Special Cases in Graphical Method: Linear Programming

The linear programming problems (LPP) discussed in the previous section possessed unique solutions. This was because the optimal value occurred at one of the extreme points (corner points). But situations may arise, when the optimal solution obtained is not unique.

This case may arise when the line representing the objective function is parallel to one of the lines bounding the feasible region. The presence of multiple solutions is illustrated through the following graphical method example.

1. Multiple Optimal Solutions: Graphical Method of Linear Programming

Maximize z = x₁ + 2x₂

subject to

x₁ ≤ 80
x₂ ≤ 60
5x₁ + 6x₂ ≤ 600
x₁ + 2x₂ ≤ 160

x₁, x₂ ≥ 0.

In the above figure, there is no unique outer most corner cut by the objective function line. All points from P to Q lying on line PQ represent optimal solutions and all these will give the same optimal value (maximum profit) of Rs. 160. This is indicated by the fact that both the points P with co-ordinates (40, 60) and Q with co-ordinates (60, 50) are on the line x₁ + 2x₂ = 160. Thus, every point on the line PQ maximizes the value of the objective function and the problem has multiple solutions.
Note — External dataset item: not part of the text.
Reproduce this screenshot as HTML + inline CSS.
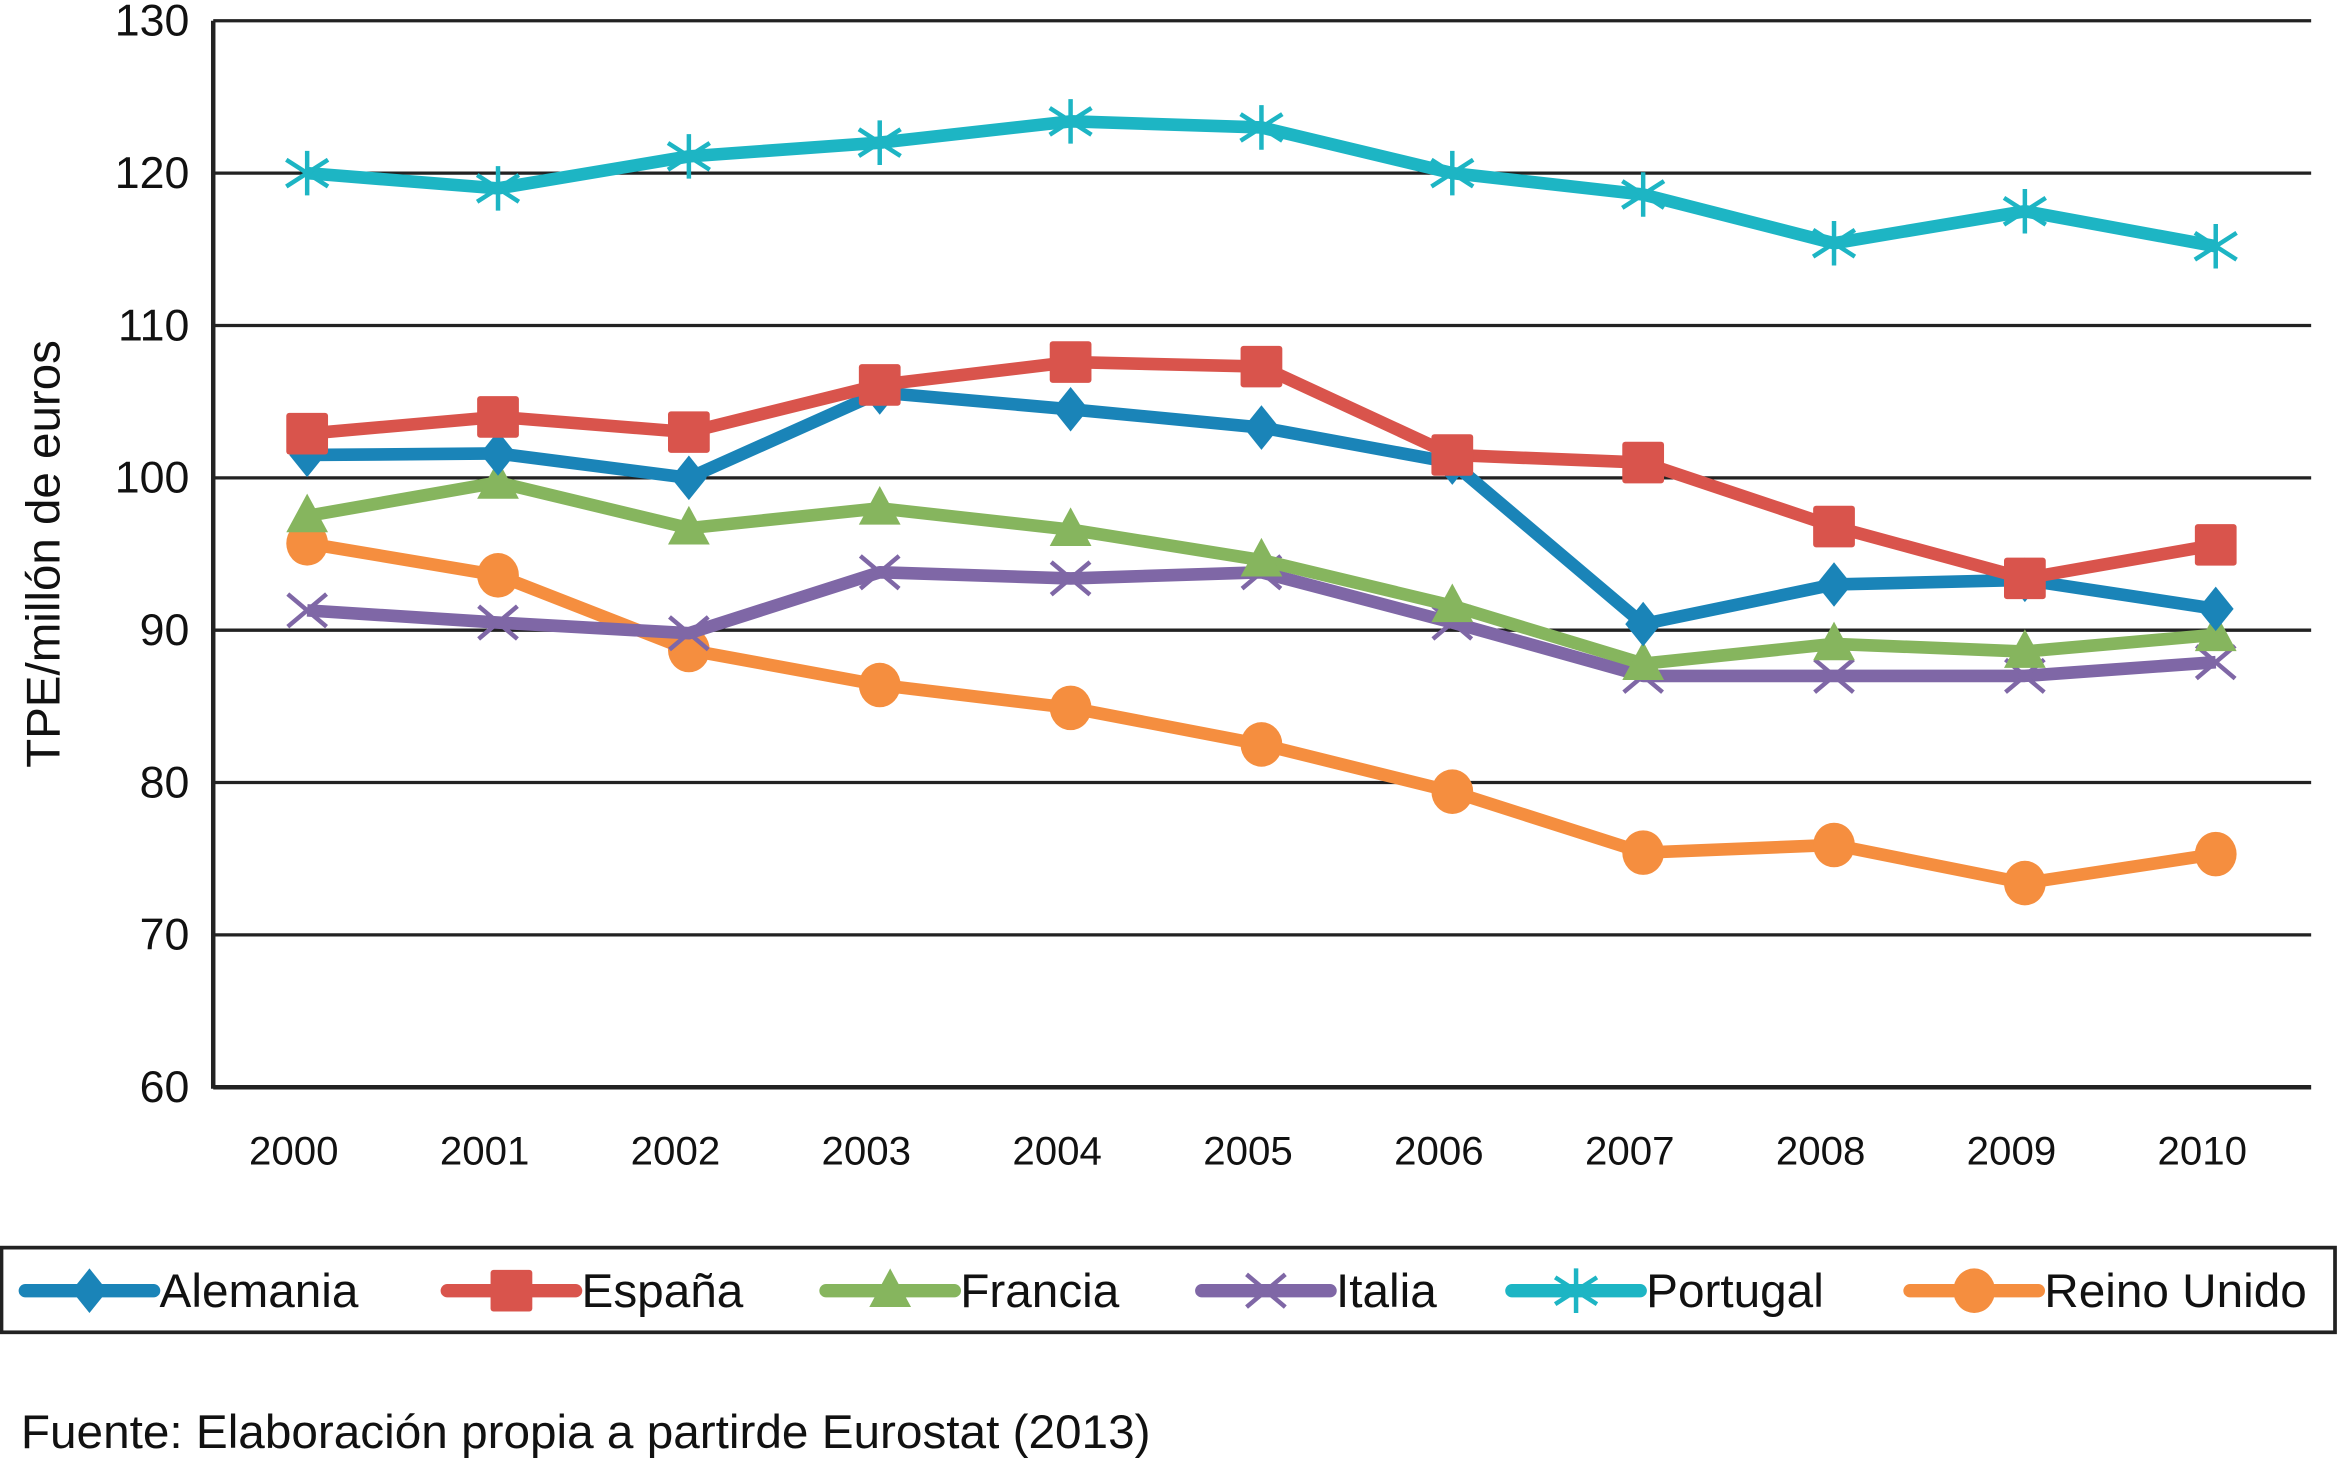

2. Infeasible Problem Linear Programming (LP)

In some cases, there is no feasible solution area, i.e., there are no points that satisfy all constraints of the problem. An infeasible LP problem with two decision variables can be identified through its graph. For example, let us consider the following linear programming problem (LPP).

Minimize z = 200x₁ + 300x₂

subject to

2x₁ + 3x₂ ≥ 1200
x₁ + x₂ ≤ 400
2x₁ + 1.5x₂ ≥ 900

x₁, x₂ ≥ 0

The region located on the right of PQR includes all solutions, which satisfy the first and the third constraints. The region located on the left of ST includes all solutions, which satisfy the second constraint. Thus, the problem is infeasible because there is no set of points that satisfy all the three constraints.

3. Unbounded Solution: Graphical Method in LPP

It is a solution whose objective function is infinite. If the feasible region is unbounded then one or more decision variables will increase indefinitely without violating feasibility, and the value of the objective function can be made arbitrarily large. Consider the following model:

Minimize z = 40x₁ + 60x₂

subject to

2x₁ + x₂ ≥ 70
x₁ + x₂ ≥ 40
x₁ + 3x₂ ≥ 90

x₁, x₂ ≥ 0

The point (x₁, x₂) must be somewhere in the solution space as shown in the figure by shaded portion.

The three extreme points (corner points) in the finite plane are:
P = (90, 0); Q = (24, 22) and R = (0, 70)
The values of the objective function at these extreme points are:
Z(P) = 3600, Z(Q) = 2280 and Z(R) = 4200

In this case, no maximum of the objective function exists because the region has no boundary for increasing values of x₁ and x₂. Thus, it is not possible to maximize the objective function in this case and the solution is unbounded.